The likely result is that public institutions like UC and UTIMCO will be shifted down the preference ladder into either startup funds, emerging manager funds or funds that have histories of middling returns. This is the very scenario that public LPs voiced concern about last year, and its reality is growing more likely with every downsized fund launched by a top-tier firm.

The only saving grace for public LPs could be that firms like Sequoia and NEA grew so fat and happy during the good old days of 1999 that they’ve gotten lazy and will unintentionally step aside for some younger guns. Given their history of strong returns, that’s a long shot, but it’s one that people like Bob Boldt are hanging their hats on. “It’s not always obvious who the top funds will be,” he says. “It’s just obvious who they have been. We’re in the business of finding funds that will be top-tier in the future.”

Summary Judgment

Boldt’s cautious optimism may sound like defeatism in disguise, but it illustrates how disclosure’s final legacy will be written long after either Judge Richman or his appellate overseers issue their UC rulings. The court case – and those that may follow – is a step along the way, but hardly the final destination.
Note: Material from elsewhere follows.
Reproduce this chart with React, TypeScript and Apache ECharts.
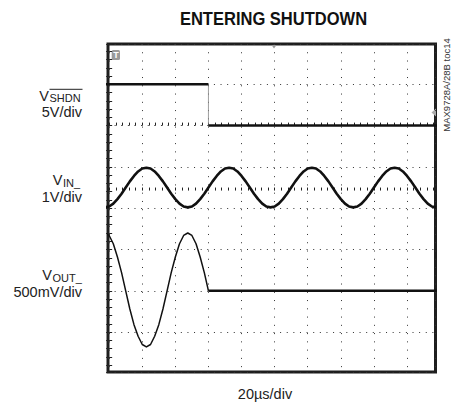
import React, { useEffect, useRef } from 'react';
import * as echarts from 'echarts';

// ---- texts ----
const TITLE = 'ENTERING SHUTDOWN';
const TIME_LABEL = '20µs/div';
const CHART_ID = 'MAX9728A/28B toc14';

// ---- sampled traces (time in µs from the first graticule line) ----
const SAMPLE_START_US = -2.5;
const SAMPLE_STEP_US = 2.5;

// V_IN_ (1V/div), samples every 2.5µs from -2.5µs
const VIN_VOLTS = [
  -0.48, -0.46, -0.39, -0.28, -0.15, 0.0, 0.15, 0.28, 0.39, 0.46,
  0.48, 0.46, 0.39, 0.28, 0.15, 0.0, -0.15, -0.28, -0.39, -0.46,
  -0.48, -0.46, -0.39, -0.28, -0.15, 0.0, 0.15, 0.28, 0.39, 0.46,
  0.48, 0.46, 0.39, 0.28, 0.15, 0.0, -0.15, -0.28, -0.39, -0.46,
  -0.48, -0.46, -0.39, -0.28, -0.15, 0.0, 0.15, 0.28, 0.39, 0.46,
  0.48, 0.46, 0.39, 0.28, 0.15, 0.0, -0.15, -0.28, -0.39, -0.46,
  -0.48, -0.46, -0.39, -0.28, -0.15, 0.0, 0.15, 0.28, 0.39, 0.46,
  0.48, 0.46, 0.39, 0.28, 0.15, 0.0, -0.15, -0.28, -0.39, -0.46,
  -0.48,
];

// V_OUT_ (500mV/div), samples every 2.5µs from -2.5µs until shutdown
const VOUT_VOLTS = [
  0.7, 0.67, 0.57, 0.41, 0.22, 0.0, -0.22, -0.41, -0.55, -0.65,
  -0.68, -0.65, -0.55, -0.41, -0.22, 0.0, 0.22, 0.41, 0.57, 0.67,
  0.7, 0.67, 0.57, 0.41, 0.22, 0.0,
];
const VOUT_SETTLED_TIME_US = [60, 200];
const VOUT_SETTLED_VOLTS = [0, 0];

// V_SHDN (5V/div)
const SHDN_TIME_US = [-2.5, 60, 60, 200];
const SHDN_VOLTS = [5, 5, 0, 0];

// ---- scope geometry ----
const X_MIN_US = -0.7;
const X_MAX_US = 197.2;
const DIV_MIN = 0.034;
const DIV_MAX = 7.976;
const CH_SHDN = { zeroDiv: 6, perDiv: 5 };
const CH_VIN = { zeroDiv: 4.5, perDiv: 1 };
const CH_VOUT = { zeroDiv: 2, perDiv: 0.5 };

const FONT = '"Liberation Sans", Arial, sans-serif';
const TRACE = '#111111';
const DOT = '#333333';

function chAxis(ch: { zeroDiv: number; perDiv: number }) {
  return {
    type: 'value' as const,
    show: false,
    min: (DIV_MIN - ch.zeroDiv) * ch.perDiv,
    max: (DIV_MAX - ch.zeroDiv) * ch.perDiv,
  };
}

function tickAxisCommon() {
  return {
    axisLine: { show: false },
    axisLabel: { show: false },
    axisTick: { show: true, inside: true, length: 3, lineStyle: { color: '#222', width: 1 } },
    minorTick: { show: true, splitNumber: 5, length: 3, lineStyle: { color: '#222', width: 1 } },
  };
}

export default function App() {
  const ref = useRef<HTMLDivElement>(null);
  useEffect(() => {
    if (!ref.current) return;
    const chart = echarts.init(ref.current, undefined, { renderer: 'svg' });

    const vinData = VIN_VOLTS.map((v, i) => [SAMPLE_START_US + i * SAMPLE_STEP_US, v]);
    const voutData = VOUT_VOLTS.map((v, i) => [SAMPLE_START_US + i * SAMPLE_STEP_US, v]);
    const voutFlat = VOUT_SETTLED_TIME_US.map((t, i) => [t, VOUT_SETTLED_VOLTS[i]]);
    const shdnPts = SHDN_TIME_US.map((t, i) => [t, SHDN_VOLTS[i]]);

    const lineSeries = (data: number[][], yAxisIndex: number, width: number, color = TRACE) => ({
      type: 'line' as const,
      data,
      xAxisIndex: 0,
      yAxisIndex,
      showSymbol: false,
      symbol: 'none',
      silent: true,
      clip: true,
      lineStyle: { color, width, join: 'round' as const, cap: 'butt' as const },
    });

    chart.setOption({
      animation: false,
      backgroundColor: '#ffffff',
      grid: {
        left: 108,
        top: 44,
        width: 327.5,
        height: 328,
        show: true,
        borderColor: '#1e1e1e',
        borderWidth: 3,
        backgroundColor: 'transparent',
      },
      xAxis: [
        {
          type: 'value',
          min: X_MIN_US,
          max: X_MAX_US,
          splitNumber: 10,
          position: 'bottom',
          ...tickAxisCommon(),
          splitLine: { show: true, lineStyle: { color: DOT, width: 1, type: [1, 7.26] } },
        },
        {
          type: 'value',
          min: X_MIN_US,
          max: X_MAX_US,
          splitNumber: 10,
          position: 'top',
          ...tickAxisCommon(),
          splitLine: { show: false },
        },
      ],
      yAxis: [
        {
          type: 'value',
          min: DIV_MIN,
          max: DIV_MAX,
          splitNumber: 8,
          position: 'left',
          ...tickAxisCommon(),
          splitLine: { show: true, lineStyle: { color: DOT, width: 1, type: [1, 5.62] } },
        },
        {
          type: 'value',
          min: DIV_MIN,
          max: DIV_MAX,
          splitNumber: 8,
          position: 'right',
          ...tickAxisCommon(),
          splitLine: { show: false },
        },
        chAxis(CH_SHDN),
        chAxis(CH_VIN),
        chAxis(CH_VOUT),
      ],
      series: [
        lineSeries(shdnPts.slice(1, 3), 2, 0.8, '#888'),
        lineSeries(shdnPts.slice(0, 2), 2, 2.5),
        lineSeries(shdnPts.slice(2, 4), 2, 2.5),
        lineSeries(vinData, 3, 2.6),
        lineSeries(voutData, 4, 1.5),
        lineSeries(voutFlat, 4, 2.5),
      ],
      graphic: [
        // title
        {
          type: 'text',
          x: 273.5,
          y: 18.5,
          scaleX: 0.87,
          style: {
            text: TITLE,
            align: 'center',
            verticalAlign: 'middle',
            fontFamily: FONT,
            fontWeight: 'bold',
            fontSize: 19,
            fill: '#111',
          },
        },
        // time scale
        {
          type: 'text',
          x: 265,
          y: 394,
          style: { text: TIME_LABEL, align: 'center', verticalAlign: 'middle', fontFamily: FONT, fontSize: 14.5, fill: '#222' },
        },
        // chart id rotated
        {
          type: 'text',
          x: 446.5,
          y: 85,
          rotation: Math.PI / 2,
          style: { text: CHART_ID, align: 'center', verticalAlign: 'middle', fontFamily: FONT, fontSize: 9.5, fill: '#333' },
        },
        // V_SHDN label
        { type: 'text', x: 49, y: 95.7, style: { text: 'V', align: 'right', verticalAlign: 'middle', fontFamily: FONT, fontSize: 14.5, fill: '#222' } },
        { type: 'text', x: 49.5, y: 98, style: { text: 'SHDN', align: 'left', verticalAlign: 'middle', fontFamily: FONT, fontSize: 11, fill: '#222' } },
        { type: 'line', shape: { x1: 49.5, y1: 89.3, x2: 82.5, y2: 89.3 }, style: { stroke: '#222', lineWidth: 1 } },
        { type: 'text', x: 82, y: 111.8, style: { text: '5V/div', align: 'right', verticalAlign: 'middle', fontFamily: FONT, fontSize: 14.5, fill: '#222' } },
        // V_IN label
        { type: 'text', x: 62.5, y: 180, style: { text: 'V', align: 'right', verticalAlign: 'middle', fontFamily: FONT, fontSize: 14.5, fill: '#222' } },
        { type: 'text', x: 63, y: 182.5, style: { text: 'IN_', align: 'left', verticalAlign: 'middle', fontFamily: FONT, fontSize: 11, fill: '#222' } },
        { type: 'text', x: 82, y: 196.5, style: { text: '1V/div', align: 'right', verticalAlign: 'middle', fontFamily: FONT, fontSize: 14.5, fill: '#222' } },
        // V_OUT label
        { type: 'text', x: 52, y: 275.3, style: { text: 'V', align: 'right', verticalAlign: 'middle', fontFamily: FONT, fontSize: 14.5, fill: '#222' } },
        { type: 'text', x: 52.5, y: 277.5, style: { text: 'OUT_', align: 'left', verticalAlign: 'middle', fontFamily: FONT, fontSize: 11, fill: '#222' } },
        { type: 'text', x: 82, y: 291.8, style: { text: '500mV/div', align: 'right', verticalAlign: 'middle', fontFamily: FONT, fontSize: 14.5, fill: '#222' } },
        // trigger marker "T"
        { type: 'rect', shape: { x: 111.7, y: 50, width: 8.3, height: 10, r: 1.5 }, style: { fill: '#9a9a9a' } },
        { type: 'text', x: 115.9, y: 55.3, style: { text: 'T', align: 'center', verticalAlign: 'middle', fontFamily: FONT, fontWeight: 'bold', fontSize: 9, fill: '#ffffff' } },
        // trigger position marker (top)
        { type: 'polygon', shape: { points: [[271.5, 45], [276.5, 45], [274, 48.5]] }, style: { fill: '#9a9a9a' } },
        // trigger level marker (right)
        { type: 'polygon', shape: { points: [[431.5, 112.5], [436, 108.5], [436, 116.5]] }, style: { fill: '#aaaaaa' } },
      ],
    });

    return () => chart.dispose();
  }, []);

  return <div ref={ref} style={{ position: 'fixed', left: 0, top: 0, width: 451, height: 407 }} />;
}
Instead, it would be best to begin assessing the final verdict in about four years. That is when UTIMCO and the University of Michigan’s 2003 and 2004 vintage portfolios will begin to mature, and when quantitative evidence should emerge to support, or debunk, the claim that the top-tier funds of tomorrow are different than the top-tier funds of today.

If the former proves true, then the public interest will have been served twice by pro-disclosure rulings and decisions. But if the latter – and more likely – scenario emerges, disclosure advocates will be hard-pressed to explain how the balance of interests rests upon reduced payments to public pensioners.